● Written request
Without including any pictures, write out the listing below exactly.

--- Information shown ---

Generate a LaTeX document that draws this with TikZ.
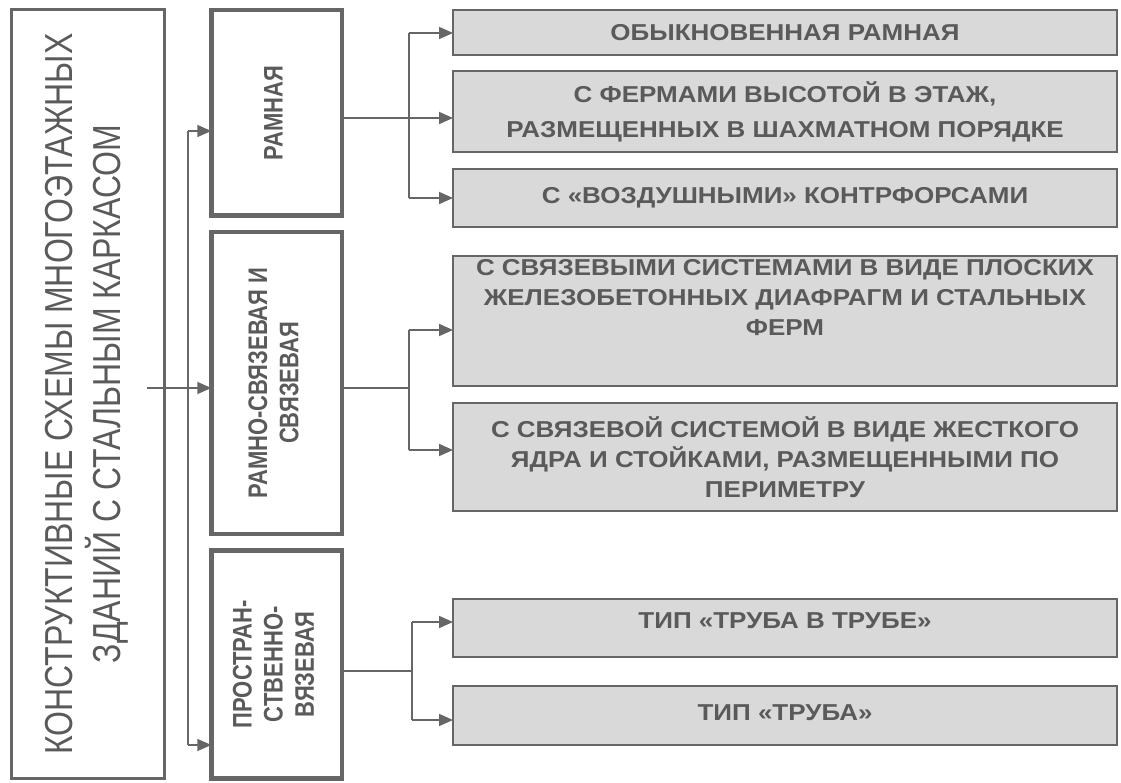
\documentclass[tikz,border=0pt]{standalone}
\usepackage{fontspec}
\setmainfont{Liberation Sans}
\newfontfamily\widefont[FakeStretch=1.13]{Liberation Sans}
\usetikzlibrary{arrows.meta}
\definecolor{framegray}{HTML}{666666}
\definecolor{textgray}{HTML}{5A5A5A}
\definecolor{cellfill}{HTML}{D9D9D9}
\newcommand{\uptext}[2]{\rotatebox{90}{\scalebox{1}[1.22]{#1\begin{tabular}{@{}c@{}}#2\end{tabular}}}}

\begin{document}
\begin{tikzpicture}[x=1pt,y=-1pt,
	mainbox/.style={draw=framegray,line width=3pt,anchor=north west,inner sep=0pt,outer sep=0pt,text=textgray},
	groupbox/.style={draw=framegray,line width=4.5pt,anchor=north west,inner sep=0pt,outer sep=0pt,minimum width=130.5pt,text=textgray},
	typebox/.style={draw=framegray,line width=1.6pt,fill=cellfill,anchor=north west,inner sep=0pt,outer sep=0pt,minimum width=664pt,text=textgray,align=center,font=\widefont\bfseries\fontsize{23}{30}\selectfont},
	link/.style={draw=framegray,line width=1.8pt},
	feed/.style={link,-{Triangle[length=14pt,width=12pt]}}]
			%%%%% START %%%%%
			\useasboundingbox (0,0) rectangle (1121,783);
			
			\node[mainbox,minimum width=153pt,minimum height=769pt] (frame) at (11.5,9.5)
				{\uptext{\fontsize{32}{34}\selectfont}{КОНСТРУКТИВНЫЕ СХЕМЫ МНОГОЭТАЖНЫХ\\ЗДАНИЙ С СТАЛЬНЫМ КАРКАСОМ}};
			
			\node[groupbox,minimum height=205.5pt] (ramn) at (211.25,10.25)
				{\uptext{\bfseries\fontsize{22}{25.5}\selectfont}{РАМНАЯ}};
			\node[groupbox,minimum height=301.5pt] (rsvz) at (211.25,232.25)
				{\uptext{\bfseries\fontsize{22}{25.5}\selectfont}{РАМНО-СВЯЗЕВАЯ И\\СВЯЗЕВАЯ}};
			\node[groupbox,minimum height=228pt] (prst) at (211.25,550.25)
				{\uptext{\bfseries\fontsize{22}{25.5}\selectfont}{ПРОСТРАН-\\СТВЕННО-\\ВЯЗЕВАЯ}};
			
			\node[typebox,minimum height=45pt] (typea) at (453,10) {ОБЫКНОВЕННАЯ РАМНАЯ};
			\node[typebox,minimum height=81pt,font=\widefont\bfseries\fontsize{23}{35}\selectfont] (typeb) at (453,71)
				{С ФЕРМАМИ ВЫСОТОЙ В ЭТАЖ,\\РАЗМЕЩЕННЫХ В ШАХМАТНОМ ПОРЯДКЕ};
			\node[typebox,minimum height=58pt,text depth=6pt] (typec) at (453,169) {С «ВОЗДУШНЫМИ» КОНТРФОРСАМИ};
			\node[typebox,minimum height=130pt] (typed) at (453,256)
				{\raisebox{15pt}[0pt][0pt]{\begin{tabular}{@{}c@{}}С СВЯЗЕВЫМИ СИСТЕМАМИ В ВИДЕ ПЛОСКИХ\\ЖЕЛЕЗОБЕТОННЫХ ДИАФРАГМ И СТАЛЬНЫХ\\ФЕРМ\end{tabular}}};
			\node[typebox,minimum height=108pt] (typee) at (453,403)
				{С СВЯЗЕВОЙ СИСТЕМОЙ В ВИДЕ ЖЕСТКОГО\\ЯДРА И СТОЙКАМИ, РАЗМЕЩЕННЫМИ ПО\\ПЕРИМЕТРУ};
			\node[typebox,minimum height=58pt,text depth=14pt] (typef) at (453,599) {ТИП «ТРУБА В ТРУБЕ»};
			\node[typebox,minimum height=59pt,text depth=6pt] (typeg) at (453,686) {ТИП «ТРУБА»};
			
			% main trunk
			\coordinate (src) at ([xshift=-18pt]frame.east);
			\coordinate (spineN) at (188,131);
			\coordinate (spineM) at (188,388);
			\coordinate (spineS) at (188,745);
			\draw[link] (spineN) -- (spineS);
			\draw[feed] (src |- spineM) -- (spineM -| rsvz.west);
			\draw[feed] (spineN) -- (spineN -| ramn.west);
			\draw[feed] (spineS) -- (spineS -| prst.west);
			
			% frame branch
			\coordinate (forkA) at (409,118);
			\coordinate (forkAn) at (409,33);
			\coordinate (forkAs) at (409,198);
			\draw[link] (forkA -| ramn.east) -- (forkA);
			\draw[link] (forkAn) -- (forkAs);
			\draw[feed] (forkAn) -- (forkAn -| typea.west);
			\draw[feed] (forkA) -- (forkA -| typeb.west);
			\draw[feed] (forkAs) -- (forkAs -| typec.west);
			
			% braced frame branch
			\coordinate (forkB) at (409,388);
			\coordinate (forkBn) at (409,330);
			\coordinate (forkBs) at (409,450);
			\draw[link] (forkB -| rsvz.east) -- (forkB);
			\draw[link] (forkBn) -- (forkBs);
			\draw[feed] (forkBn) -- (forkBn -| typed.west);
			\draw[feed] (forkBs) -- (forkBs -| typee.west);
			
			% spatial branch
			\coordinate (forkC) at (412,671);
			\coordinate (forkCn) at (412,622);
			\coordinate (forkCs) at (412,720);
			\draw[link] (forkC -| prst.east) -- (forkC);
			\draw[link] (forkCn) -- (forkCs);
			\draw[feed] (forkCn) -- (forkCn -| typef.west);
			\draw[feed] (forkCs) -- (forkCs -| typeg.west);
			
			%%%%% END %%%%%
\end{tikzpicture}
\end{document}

---

● Written answer
Generate a LaTeX document that draws this with TikZ.
\documentclass[tikz,border=0pt]{standalone}
\usepackage{fontspec}
\setmainfont{Liberation Sans}
\newfontfamily\widefont[FakeStretch=1.13]{Liberation Sans}
\usetikzlibrary{arrows.meta}
\definecolor{framegray}{HTML}{666666}
\definecolor{textgray}{HTML}{5A5A5A}
\definecolor{cellfill}{HTML}{D9D9D9}
\newcommand{\uptext}[2]{\rotatebox{90}{\scalebox{1}[1.22]{#1\begin{tabular}{@{}c@{}}#2\end{tabular}}}}

\begin{document}
\begin{tikzpicture}[x=1pt,y=-1pt,
	mainbox/.style={draw=framegray,line width=3pt,anchor=north west,inner sep=0pt,outer sep=0pt,text=textgray},
	groupbox/.style={draw=framegray,line width=4.5pt,anchor=north west,inner sep=0pt,outer sep=0pt,minimum width=130.5pt,text=textgray},
	typebox/.style={draw=framegray,line width=1.6pt,fill=cellfill,anchor=north west,inner sep=0pt,outer sep=0pt,minimum width=664pt,text=textgray,align=center,font=\widefont\bfseries\fontsize{23}{30}\selectfont},
	link/.style={draw=framegray,line width=1.8pt},
	feed/.style={link,-{Triangle[length=14pt,width=12pt]}}]
			%%%%% START %%%%%
			\useasboundingbox (0,0) rectangle (1121,783);
			
			\node[mainbox,minimum width=153pt,minimum height=769pt] (frame) at (11.5,9.5)
				{\uptext{\fontsize{32}{34}\selectfont}{КОНСТРУКТИВНЫЕ СХЕМЫ МНОГОЭТАЖНЫХ\\ЗДАНИЙ С СТАЛЬНЫМ КАРКАСОМ}};
			
			\node[groupbox,minimum height=205.5pt] (ramn) at (211.25,10.25)
				{\uptext{\bfseries\fontsize{22}{25.5}\selectfont}{РАМНАЯ}};
			\node[groupbox,minimum height=301.5pt] (rsvz) at (211.25,232.25)
				{\uptext{\bfseries\fontsize{22}{25.5}\selectfont}{РАМНО-СВЯЗЕВАЯ И\\СВЯЗЕВАЯ}};
			\node[groupbox,minimum height=228pt] (prst) at (211.25,550.25)
				{\uptext{\bfseries\fontsize{22}{25.5}\selectfont}{ПРОСТРАН-\\СТВЕННО-\\ВЯЗЕВАЯ}};
			
			\node[typebox,minimum height=45pt] (typea) at (453,10) {ОБЫКНОВЕННАЯ РАМНАЯ};
			\node[typebox,minimum height=81pt,font=\widefont\bfseries\fontsize{23}{35}\selectfont] (typeb) at (453,71)
				{С ФЕРМАМИ ВЫСОТОЙ В ЭТАЖ,\\РАЗМЕЩЕННЫХ В ШАХМАТНОМ ПОРЯДКЕ};
			\node[typebox,minimum height=58pt,text depth=6pt] (typec) at (453,169) {С «ВОЗДУШНЫМИ» КОНТРФОРСАМИ};
			\node[typebox,minimum height=130pt] (typed) at (453,256)
				{\raisebox{15pt}[0pt][0pt]{\begin{tabular}{@{}c@{}}С СВЯЗЕВЫМИ СИСТЕМАМИ В ВИДЕ ПЛОСКИХ\\ЖЕЛЕЗОБЕТОННЫХ ДИАФРАГМ И СТАЛЬНЫХ\\ФЕРМ\end{tabular}}};
			\node[typebox,minimum height=108pt] (typee) at (453,403)
				{С СВЯЗЕВОЙ СИСТЕМОЙ В ВИДЕ ЖЕСТКОГО\\ЯДРА И СТОЙКАМИ, РАЗМЕЩЕННЫМИ ПО\\ПЕРИМЕТРУ};
			\node[typebox,minimum height=58pt,text depth=14pt] (typef) at (453,599) {ТИП «ТРУБА В ТРУБЕ»};
			\node[typebox,minimum height=59pt,text depth=6pt] (typeg) at (453,686) {ТИП «ТРУБА»};
			
			% main trunk
			\coordinate (src) at ([xshift=-18pt]frame.east);
			\coordinate (spineN) at (188,131);
			\coordinate (spineM) at (188,388);
			\coordinate (spineS) at (188,745);
			\draw[link] (spineN) -- (spineS);
			\draw[feed] (src |- spineM) -- (spineM -| rsvz.west);
			\draw[feed] (spineN) -- (spineN -| ramn.west);
			\draw[feed] (spineS) -- (spineS -| prst.west);
			
			% frame branch
			\coordinate (forkA) at (409,118);
			\coordinate (forkAn) at (409,33);
			\coordinate (forkAs) at (409,198);
			\draw[link] (forkA -| ramn.east) -- (forkA);
			\draw[link] (forkAn) -- (forkAs);
			\draw[feed] (forkAn) -- (forkAn -| typea.west);
			\draw[feed] (forkA) -- (forkA -| typeb.west);
			\draw[feed] (forkAs) -- (forkAs -| typec.west);
			
			% braced frame branch
			\coordinate (forkB) at (409,388);
			\coordinate (forkBn) at (409,330);
			\coordinate (forkBs) at (409,450);
			\draw[link] (forkB -| rsvz.east) -- (forkB);
			\draw[link] (forkBn) -- (forkBs);
			\draw[feed] (forkBn) -- (forkBn -| typed.west);
			\draw[feed] (forkBs) -- (forkBs -| typee.west);
			
			% spatial branch
			\coordinate (forkC) at (412,671);
			\coordinate (forkCn) at (412,622);
			\coordinate (forkCs) at (412,720);
			\draw[link] (forkC -| prst.east) -- (forkC);
			\draw[link] (forkCn) -- (forkCs);
			\draw[feed] (forkCn) -- (forkCn -| typef.west);
			\draw[feed] (forkCs) -- (forkCs -| typeg.west);
			
			%%%%% END %%%%%
\end{tikzpicture}
\end{document}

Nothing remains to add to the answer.